#### [Records for this task]
____________
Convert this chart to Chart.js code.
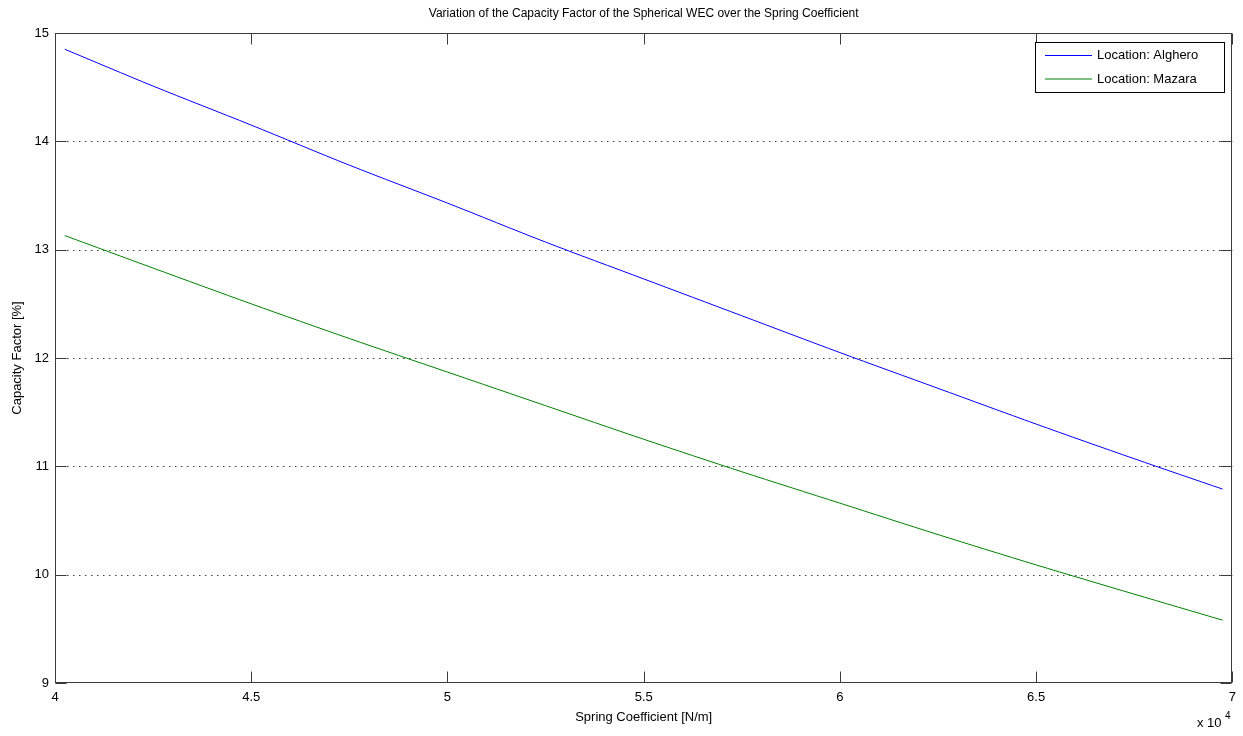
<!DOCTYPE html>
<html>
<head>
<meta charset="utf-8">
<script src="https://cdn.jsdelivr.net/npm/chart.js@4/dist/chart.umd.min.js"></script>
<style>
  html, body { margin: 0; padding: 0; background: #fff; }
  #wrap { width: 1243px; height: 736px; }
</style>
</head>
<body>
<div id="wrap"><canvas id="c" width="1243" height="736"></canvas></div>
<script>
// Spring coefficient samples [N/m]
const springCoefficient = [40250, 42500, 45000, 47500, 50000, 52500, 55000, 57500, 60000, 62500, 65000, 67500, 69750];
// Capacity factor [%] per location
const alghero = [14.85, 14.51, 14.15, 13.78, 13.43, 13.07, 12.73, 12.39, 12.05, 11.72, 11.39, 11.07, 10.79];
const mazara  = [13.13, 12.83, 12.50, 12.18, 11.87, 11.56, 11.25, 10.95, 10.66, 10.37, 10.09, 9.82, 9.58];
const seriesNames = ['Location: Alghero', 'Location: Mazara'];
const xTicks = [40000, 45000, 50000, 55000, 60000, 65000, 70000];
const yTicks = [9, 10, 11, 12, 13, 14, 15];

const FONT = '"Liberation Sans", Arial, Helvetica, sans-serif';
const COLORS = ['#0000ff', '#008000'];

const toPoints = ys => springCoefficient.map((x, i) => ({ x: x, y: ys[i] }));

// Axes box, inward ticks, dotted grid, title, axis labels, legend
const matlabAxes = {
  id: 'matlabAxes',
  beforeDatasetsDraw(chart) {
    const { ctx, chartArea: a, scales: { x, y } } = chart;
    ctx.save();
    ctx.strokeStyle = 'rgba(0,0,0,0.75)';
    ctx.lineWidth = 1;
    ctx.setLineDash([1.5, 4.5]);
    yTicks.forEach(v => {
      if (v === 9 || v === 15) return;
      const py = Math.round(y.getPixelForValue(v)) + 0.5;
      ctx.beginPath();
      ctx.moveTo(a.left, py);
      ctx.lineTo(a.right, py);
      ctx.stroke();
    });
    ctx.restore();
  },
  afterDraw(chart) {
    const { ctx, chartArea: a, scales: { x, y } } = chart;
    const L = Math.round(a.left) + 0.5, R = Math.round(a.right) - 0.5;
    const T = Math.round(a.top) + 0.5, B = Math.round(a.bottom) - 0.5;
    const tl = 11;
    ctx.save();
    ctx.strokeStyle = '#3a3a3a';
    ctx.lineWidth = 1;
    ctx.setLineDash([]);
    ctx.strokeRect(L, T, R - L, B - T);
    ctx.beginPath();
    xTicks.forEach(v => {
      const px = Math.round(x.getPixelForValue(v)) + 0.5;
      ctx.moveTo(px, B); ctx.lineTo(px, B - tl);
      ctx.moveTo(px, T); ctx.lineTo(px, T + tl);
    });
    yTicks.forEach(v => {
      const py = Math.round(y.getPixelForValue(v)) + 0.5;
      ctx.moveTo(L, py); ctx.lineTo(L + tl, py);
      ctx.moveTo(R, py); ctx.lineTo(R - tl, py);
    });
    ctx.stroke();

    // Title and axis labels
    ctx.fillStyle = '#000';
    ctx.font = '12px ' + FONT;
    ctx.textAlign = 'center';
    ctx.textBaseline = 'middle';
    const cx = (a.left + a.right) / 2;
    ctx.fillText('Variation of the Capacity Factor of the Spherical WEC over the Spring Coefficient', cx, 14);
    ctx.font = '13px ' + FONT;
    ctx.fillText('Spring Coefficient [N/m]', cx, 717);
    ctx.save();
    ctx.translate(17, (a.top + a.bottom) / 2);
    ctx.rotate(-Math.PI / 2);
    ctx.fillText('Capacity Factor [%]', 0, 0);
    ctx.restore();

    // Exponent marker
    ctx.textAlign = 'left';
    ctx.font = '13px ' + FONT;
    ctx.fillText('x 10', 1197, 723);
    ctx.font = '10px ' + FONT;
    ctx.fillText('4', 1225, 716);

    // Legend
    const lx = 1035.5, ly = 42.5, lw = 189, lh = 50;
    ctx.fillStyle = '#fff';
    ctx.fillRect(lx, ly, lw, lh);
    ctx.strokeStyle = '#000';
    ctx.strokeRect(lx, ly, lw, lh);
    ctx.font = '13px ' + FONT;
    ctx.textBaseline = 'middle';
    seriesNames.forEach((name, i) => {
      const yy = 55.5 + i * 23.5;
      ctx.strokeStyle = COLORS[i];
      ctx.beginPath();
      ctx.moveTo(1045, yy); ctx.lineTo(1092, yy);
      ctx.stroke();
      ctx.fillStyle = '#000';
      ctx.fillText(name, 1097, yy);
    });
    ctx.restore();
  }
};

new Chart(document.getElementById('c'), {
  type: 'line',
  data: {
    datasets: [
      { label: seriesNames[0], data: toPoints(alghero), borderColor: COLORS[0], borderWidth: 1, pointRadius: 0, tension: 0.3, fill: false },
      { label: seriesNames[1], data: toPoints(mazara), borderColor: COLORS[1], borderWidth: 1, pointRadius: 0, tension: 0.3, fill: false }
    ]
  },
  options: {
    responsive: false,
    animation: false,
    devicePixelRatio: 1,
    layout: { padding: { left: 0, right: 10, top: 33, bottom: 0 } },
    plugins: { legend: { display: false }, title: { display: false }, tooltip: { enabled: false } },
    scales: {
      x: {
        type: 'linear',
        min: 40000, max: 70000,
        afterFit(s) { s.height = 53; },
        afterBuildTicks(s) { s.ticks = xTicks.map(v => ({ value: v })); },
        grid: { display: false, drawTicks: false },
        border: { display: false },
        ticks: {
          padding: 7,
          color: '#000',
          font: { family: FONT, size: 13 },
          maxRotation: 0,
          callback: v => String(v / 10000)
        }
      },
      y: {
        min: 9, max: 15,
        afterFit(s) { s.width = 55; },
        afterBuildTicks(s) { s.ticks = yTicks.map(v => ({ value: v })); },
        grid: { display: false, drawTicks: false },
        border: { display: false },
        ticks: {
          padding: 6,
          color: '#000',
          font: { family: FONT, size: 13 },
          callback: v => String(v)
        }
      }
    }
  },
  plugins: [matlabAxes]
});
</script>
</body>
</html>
____________
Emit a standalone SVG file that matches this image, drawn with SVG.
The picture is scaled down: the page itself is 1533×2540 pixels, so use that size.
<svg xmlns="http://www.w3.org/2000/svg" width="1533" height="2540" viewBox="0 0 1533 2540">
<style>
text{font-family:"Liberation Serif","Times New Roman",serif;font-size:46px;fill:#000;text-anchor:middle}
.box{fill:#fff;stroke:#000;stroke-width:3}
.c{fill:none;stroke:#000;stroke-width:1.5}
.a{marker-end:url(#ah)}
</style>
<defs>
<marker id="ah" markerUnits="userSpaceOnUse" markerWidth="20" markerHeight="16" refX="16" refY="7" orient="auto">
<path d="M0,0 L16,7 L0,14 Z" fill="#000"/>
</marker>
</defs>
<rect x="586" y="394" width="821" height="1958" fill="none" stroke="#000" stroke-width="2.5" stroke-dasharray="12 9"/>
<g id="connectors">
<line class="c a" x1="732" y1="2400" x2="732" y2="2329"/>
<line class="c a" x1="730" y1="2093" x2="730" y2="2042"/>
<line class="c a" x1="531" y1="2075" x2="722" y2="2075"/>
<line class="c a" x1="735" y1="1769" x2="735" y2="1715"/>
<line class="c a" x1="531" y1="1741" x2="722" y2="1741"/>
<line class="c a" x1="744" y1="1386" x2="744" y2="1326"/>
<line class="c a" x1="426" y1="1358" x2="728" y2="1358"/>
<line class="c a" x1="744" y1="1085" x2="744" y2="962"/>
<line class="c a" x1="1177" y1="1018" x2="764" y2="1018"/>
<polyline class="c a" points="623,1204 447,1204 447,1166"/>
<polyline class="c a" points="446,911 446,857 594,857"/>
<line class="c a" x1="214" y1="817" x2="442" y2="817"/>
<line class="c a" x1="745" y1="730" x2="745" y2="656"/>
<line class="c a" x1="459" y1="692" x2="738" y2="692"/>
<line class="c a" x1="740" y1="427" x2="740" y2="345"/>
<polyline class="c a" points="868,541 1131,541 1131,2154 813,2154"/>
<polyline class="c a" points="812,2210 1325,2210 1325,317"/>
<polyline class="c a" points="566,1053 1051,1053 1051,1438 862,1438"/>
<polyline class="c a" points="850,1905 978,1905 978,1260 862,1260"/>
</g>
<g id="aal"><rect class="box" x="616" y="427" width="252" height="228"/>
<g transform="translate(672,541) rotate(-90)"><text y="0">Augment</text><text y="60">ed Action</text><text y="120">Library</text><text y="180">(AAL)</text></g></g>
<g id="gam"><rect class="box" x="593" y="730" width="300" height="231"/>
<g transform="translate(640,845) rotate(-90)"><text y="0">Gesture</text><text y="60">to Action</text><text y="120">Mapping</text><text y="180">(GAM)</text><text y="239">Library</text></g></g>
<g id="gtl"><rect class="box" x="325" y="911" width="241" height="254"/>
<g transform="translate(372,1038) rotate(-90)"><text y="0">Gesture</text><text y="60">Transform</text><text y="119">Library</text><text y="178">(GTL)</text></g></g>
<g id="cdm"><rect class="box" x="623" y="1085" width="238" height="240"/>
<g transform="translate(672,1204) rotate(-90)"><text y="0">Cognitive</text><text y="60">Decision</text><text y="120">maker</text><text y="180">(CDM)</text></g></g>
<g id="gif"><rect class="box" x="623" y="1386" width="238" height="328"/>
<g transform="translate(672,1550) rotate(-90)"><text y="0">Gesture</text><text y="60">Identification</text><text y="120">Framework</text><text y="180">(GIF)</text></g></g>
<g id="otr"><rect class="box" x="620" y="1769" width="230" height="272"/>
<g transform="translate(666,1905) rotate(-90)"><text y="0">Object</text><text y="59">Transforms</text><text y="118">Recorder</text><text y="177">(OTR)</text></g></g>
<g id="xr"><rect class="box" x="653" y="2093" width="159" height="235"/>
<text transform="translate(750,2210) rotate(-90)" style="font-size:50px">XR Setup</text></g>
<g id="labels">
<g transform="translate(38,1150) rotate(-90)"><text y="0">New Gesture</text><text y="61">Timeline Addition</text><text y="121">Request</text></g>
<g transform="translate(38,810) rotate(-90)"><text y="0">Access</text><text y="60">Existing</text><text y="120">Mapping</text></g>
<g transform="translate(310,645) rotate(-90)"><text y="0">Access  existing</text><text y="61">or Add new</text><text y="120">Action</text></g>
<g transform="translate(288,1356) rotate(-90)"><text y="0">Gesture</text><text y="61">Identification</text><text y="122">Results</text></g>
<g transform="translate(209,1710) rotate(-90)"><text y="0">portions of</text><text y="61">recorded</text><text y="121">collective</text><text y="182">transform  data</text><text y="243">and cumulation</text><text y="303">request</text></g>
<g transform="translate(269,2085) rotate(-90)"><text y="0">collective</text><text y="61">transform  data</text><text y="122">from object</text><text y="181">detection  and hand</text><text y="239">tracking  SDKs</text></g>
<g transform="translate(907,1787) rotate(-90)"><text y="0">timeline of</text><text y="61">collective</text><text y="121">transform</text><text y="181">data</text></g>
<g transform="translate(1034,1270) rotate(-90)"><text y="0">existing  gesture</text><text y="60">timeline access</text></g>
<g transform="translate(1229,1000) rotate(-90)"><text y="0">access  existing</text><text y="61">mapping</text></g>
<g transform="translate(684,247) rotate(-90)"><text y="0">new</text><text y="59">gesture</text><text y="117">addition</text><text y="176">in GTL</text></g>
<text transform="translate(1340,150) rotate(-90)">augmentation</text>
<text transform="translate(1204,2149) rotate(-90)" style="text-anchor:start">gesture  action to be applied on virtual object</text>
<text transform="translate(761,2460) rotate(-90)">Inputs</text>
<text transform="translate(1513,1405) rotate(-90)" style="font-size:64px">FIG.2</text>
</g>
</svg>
____________
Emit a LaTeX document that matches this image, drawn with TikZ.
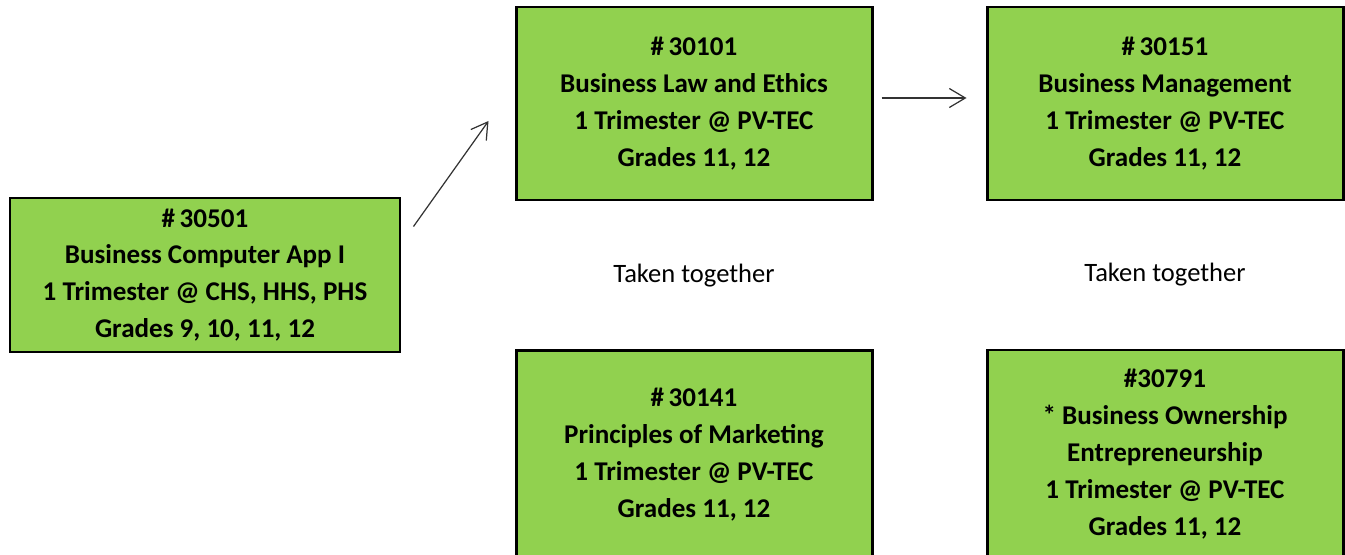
____________
Look above for the line with "Convert this chart to Chart.js code." and copy exactly from it through the line with "const COLORS = ['#0000ff', '#008000'];", both included. Omit the pictures.

#### [Answer to the exercise]
Convert this chart to Chart.js code.
<!DOCTYPE html>
<html>
<head>
<meta charset="utf-8">
<script src="https://cdn.jsdelivr.net/npm/chart.js@4/dist/chart.umd.min.js"></script>
<style>
  html, body { margin: 0; padding: 0; background: #fff; }
  #wrap { width: 1243px; height: 736px; }
</style>
</head>
<body>
<div id="wrap"><canvas id="c" width="1243" height="736"></canvas></div>
<script>
// Spring coefficient samples [N/m]
const springCoefficient = [40250, 42500, 45000, 47500, 50000, 52500, 55000, 57500, 60000, 62500, 65000, 67500, 69750];
// Capacity factor [%] per location
const alghero = [14.85, 14.51, 14.15, 13.78, 13.43, 13.07, 12.73, 12.39, 12.05, 11.72, 11.39, 11.07, 10.79];
const mazara  = [13.13, 12.83, 12.50, 12.18, 11.87, 11.56, 11.25, 10.95, 10.66, 10.37, 10.09, 9.82, 9.58];
const seriesNames = ['Location: Alghero', 'Location: Mazara'];
const xTicks = [40000, 45000, 50000, 55000, 60000, 65000, 70000];
const yTicks = [9, 10, 11, 12, 13, 14, 15];

const FONT = '"Liberation Sans", Arial, Helvetica, sans-serif';
const COLORS = ['#0000ff', '#008000'];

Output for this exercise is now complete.